Wales prop Gethin Jenkins has acknowledged that a number of senior players will be fighting for their international careers in today's mouthwatering Six Nations clash against France at the Millennium Stadium.
Warren Gatland, Wales' head coach, warned that any below-par performance from his players "could be the last" they made for their country. And Jenkins, who has won more than 100 caps in an international career stretching back to 2002, admitted every player in the squad was feeling the pressure a year out from the World Cup.
"The senior boys are probably the ones under the most pressure," the 33-year-old said. "There are young players coming through snapping at your heels and you've got to perform week in, week out. We all know we need to do better.
"We [the senior players] are the ones leading the team, we are the ones who drive the standards, who drive training, and when things go wrong the pressure comes on to us because we are the ones leading it. You wouldn't have it any other way. That's what you want to have on your shoulders."

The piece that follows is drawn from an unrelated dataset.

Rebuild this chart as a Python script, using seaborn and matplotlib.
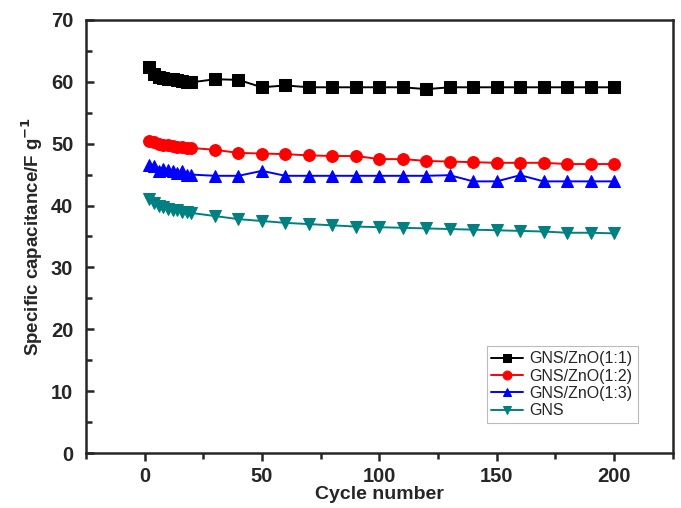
import numpy as np
import pandas as pd
import matplotlib
matplotlib.use('Agg')
import matplotlib.pyplot as plt
import seaborn as sns
from matplotlib.ticker import MultipleLocator

# ── data ─────────────────────────────────────────────────────────────────────
cycles = [2, 4, 6, 8, 10, 12, 14, 16, 18, 20,
          30, 40, 50, 60, 70, 80, 90, 100, 110, 120,
          130, 140, 150, 160, 170, 180, 190, 200]

gns_zno_11 = [62.3, 61.2, 60.8, 60.6, 60.5, 60.4, 60.3, 60.1, 60.0, 59.9,
              60.4, 60.3, 59.1, 59.4, 59.1, 59.1, 59.1, 59.1, 59.1, 58.8,
              59.1, 59.1, 59.1, 59.1, 59.1, 59.1, 59.1, 59.1]
gns_zno_12 = [50.4, 50.2, 50.0, 49.8, 49.7, 49.6, 49.5, 49.4, 49.3, 49.3,
              49.0, 48.5, 48.4, 48.3, 48.1, 48.0, 48.0, 47.5, 47.5, 47.2,
              47.1, 47.0, 46.9, 46.9, 46.9, 46.7, 46.7, 46.7]
gns_zno_13 = [46.6, 46.4, 45.5, 45.9, 45.8, 45.6, 45.2, 45.5, 45.0, 45.0,
              44.8, 44.8, 45.6, 44.8, 44.8, 44.8, 44.8, 44.8, 44.8, 44.8,
              44.9, 43.9, 43.9, 44.9, 43.9, 43.9, 43.9, 43.9]
gns = [41.0, 40.4, 40.0, 39.7, 39.5, 39.3, 39.2, 39.0, 38.9, 38.8,
       38.3, 37.8, 37.5, 37.2, 37.0, 36.8, 36.6, 36.5, 36.4, 36.3,
       36.2, 36.1, 36.0, 35.9, 35.8, 35.6, 35.6, 35.5]

labels = ['GNS/ZnO(1:1)', 'GNS/ZnO(1:2)', 'GNS/ZnO(1:3)', 'GNS']
series = [gns_zno_11, gns_zno_12, gns_zno_13, gns]
colors = ['#000000', '#ff0000', '#0000ff', '#008080']
markers = ['s', 'o', '^', 'v']

# ── plot ─────────────────────────────────────────────────────────────────────
sns.set_style('ticks')
plt.rcParams['font.family'] = ['Liberation Sans', 'DejaVu Sans']

fig = plt.figure(figsize=(6.81, 5.08), dpi=100)
ax = fig.add_axes([0.126, 0.108, 0.862, 0.853])

for lab, vals, c, m in zip(labels, series, colors, markers):
    sns.lineplot(x=cycles, y=vals, ax=ax, color=c, marker=m, markersize=8.5,
                 markeredgecolor=c, linewidth=1.4, label=lab)

ax.set_xlim(-25, 225)
ax.set_ylim(0, 70)
ax.xaxis.set_major_locator(MultipleLocator(50))
ax.xaxis.set_minor_locator(MultipleLocator(25))
ax.yaxis.set_major_locator(MultipleLocator(10))
ax.yaxis.set_minor_locator(MultipleLocator(5))

ax.tick_params(axis='x', which='major', direction='out', length=6, width=1.8)
ax.tick_params(axis='x', which='minor', direction='out', length=4, width=1.8)
ax.tick_params(axis='y', which='major', direction='in', length=6, width=1.8)
ax.tick_params(axis='y', which='minor', direction='in', length=4, width=1.8)
ax.tick_params(axis='y', labelsize=14.5, pad=9)
ax.tick_params(axis='x', labelsize=14.5, pad=4)
for t in ax.get_xticklabels() + ax.get_yticklabels():
    t.set_fontweight('bold')
for s in ax.spines.values():
    s.set_linewidth(1.8)
    s.set_visible(True)

ax.set_xlabel('Cycle number', fontsize=14, fontweight='bold', labelpad=0)
ax.set_ylabel('Specific capacitance/F g$^{\\mathbf{-1}}$', fontsize=13.5,
              fontweight='bold', labelpad=4)

leg = ax.legend(loc='lower right', bbox_to_anchor=(0.94, 0.069), fontsize=11.5,
                frameon=True, fancybox=False, edgecolor='#aaaaaa',
                handlelength=2.0, handletextpad=0.4, borderpad=0.3,
                labelspacing=0.15, markerscale=0.75, borderaxespad=0)
leg.get_frame().set_linewidth(0.8)

fig.savefig('out.png', dpi=100)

This is a match that did not need any extra seasoning. With France one of only two teams still unbeaten in the tournament and Wales looking to defend both their title and their honour following the 26-3 drubbing in Ireland, there was already plenty riding on it. Gatland's ultimatum was the equivalent of adding curry powder to a vindaloo. The spiky New Zealander's decision to drop Mike Phillips and promote Rhys Webb showed he meant business.
Gatland even cited the "watershed" defeat in Ireland in 2010 as a precedent. "We brought a lot of youngsters in after it and the focus was on building for the World Cup," he noted.

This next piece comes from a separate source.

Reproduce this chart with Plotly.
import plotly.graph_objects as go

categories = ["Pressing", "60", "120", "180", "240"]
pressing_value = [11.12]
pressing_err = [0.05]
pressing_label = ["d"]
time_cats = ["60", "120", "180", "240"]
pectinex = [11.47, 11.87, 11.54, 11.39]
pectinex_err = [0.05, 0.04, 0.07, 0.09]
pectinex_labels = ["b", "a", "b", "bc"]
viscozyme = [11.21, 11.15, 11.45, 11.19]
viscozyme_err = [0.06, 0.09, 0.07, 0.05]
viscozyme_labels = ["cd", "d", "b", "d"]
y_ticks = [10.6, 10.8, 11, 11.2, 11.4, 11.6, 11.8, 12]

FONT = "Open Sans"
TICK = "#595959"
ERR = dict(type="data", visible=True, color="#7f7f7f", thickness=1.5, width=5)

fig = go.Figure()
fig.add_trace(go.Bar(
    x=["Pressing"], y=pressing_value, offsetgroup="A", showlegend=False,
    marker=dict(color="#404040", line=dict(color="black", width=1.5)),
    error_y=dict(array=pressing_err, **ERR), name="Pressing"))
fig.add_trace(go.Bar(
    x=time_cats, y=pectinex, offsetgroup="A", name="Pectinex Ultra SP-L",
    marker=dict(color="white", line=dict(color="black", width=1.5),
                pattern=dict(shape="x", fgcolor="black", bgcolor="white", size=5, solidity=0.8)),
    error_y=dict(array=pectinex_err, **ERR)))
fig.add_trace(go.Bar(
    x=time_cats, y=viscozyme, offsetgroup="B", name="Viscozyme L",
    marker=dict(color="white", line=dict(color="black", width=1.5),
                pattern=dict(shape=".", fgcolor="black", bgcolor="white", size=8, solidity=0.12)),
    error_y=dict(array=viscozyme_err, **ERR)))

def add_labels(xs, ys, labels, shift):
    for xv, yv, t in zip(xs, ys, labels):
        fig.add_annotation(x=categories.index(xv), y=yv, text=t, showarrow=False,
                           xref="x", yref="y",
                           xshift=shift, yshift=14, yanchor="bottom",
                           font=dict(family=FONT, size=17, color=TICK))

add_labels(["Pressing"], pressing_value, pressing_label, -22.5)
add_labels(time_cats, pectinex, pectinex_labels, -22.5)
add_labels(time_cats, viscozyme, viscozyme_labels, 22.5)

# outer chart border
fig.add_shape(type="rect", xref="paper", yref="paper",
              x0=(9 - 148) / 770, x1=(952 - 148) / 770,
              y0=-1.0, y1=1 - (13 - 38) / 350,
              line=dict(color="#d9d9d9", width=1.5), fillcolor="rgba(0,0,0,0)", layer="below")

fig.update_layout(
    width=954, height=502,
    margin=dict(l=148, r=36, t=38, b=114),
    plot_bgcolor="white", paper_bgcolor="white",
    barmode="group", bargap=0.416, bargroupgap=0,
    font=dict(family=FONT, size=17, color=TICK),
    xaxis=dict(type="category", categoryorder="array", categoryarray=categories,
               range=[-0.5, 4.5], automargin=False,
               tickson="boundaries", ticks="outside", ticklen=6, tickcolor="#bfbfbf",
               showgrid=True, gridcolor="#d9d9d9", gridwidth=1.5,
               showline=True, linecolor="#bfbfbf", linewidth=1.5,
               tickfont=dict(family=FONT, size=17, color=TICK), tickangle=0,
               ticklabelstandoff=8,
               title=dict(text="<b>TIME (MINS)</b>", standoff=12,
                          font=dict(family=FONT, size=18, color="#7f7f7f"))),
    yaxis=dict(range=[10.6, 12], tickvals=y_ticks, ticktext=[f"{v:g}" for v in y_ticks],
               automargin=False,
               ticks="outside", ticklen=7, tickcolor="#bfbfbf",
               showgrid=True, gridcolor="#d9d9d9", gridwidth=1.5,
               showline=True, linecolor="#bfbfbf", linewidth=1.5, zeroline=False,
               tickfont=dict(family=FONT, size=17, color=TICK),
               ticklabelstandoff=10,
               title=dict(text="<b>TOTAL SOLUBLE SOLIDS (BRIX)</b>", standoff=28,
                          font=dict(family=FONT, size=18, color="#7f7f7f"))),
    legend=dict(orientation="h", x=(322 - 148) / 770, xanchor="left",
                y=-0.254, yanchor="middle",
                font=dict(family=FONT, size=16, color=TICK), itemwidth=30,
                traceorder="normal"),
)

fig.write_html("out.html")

Jenkins' front-row companions Adam Jones and Richard Hibbard - stalwarts for years - will have taken note. Youngsters such as Dan Lydiate, Sam Warburton and Rhys Priestland, yet to hit the heights against Italy and Ireland, will also be desperate for a big performance against the French.

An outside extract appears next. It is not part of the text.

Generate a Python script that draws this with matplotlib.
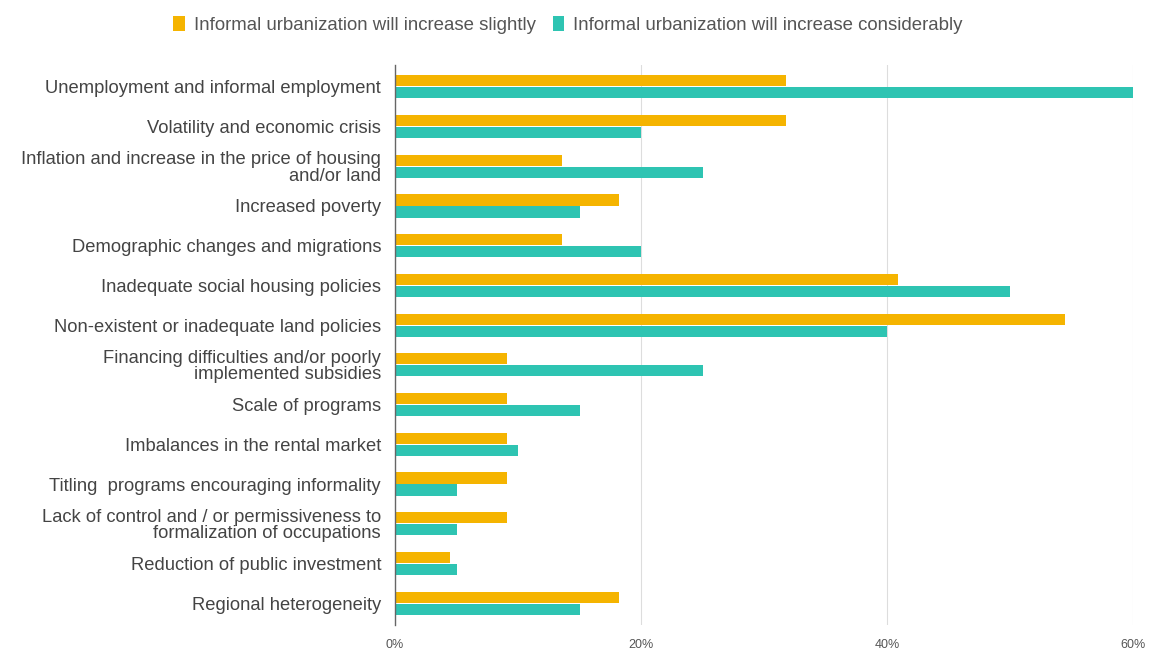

Even Leigh Halfpenny, the hero of last summer's Lions tour, has not been exempt from criticism. "You know as a player if you're not playing well that there will be consequences," Alex Cuthbert, the wing, said. "We all know international rugby is quite ruthless."
The question is whether the pressure of the occasion, the cauldron of noise under the closed roof in Cardiff, will help or hinder against an unpredictable France team.
There are valid concerns about this Wales side. It is not just that they did not match Ireland's intensity in Dublin. The front row does not look the dominant force of old. Questions persist about coping with driving mauls, about where Warburton is best deployed, about Priestland at first five-eighth and George North at centre. Most of all, about Gatland's philosophy of packing his team with big players and playing a physical, direct game.
It has been good enough to win them successive championships and Wales have been at pains to point out in the build-up that they have not become a bad side overnight. If they win today, and England beat Ireland at Twickenham tomorrow, the championship is wide open again.
It will be a key test against a France side boasting incredible talent but who are nowhere near the finished article. Expect fireworks up front while in the backs Wesley Fofana and Mathieu Bastareaud against Jamie Roberts and North should be worth the admission price alone.
Jenkins said he was confident that Wales' experience of performing in the face of adversity would win through. "We are at home, there will be a big atmosphere and we need to show what we are about. We are still in the tournament, and we have still got to aim for four out of five wins."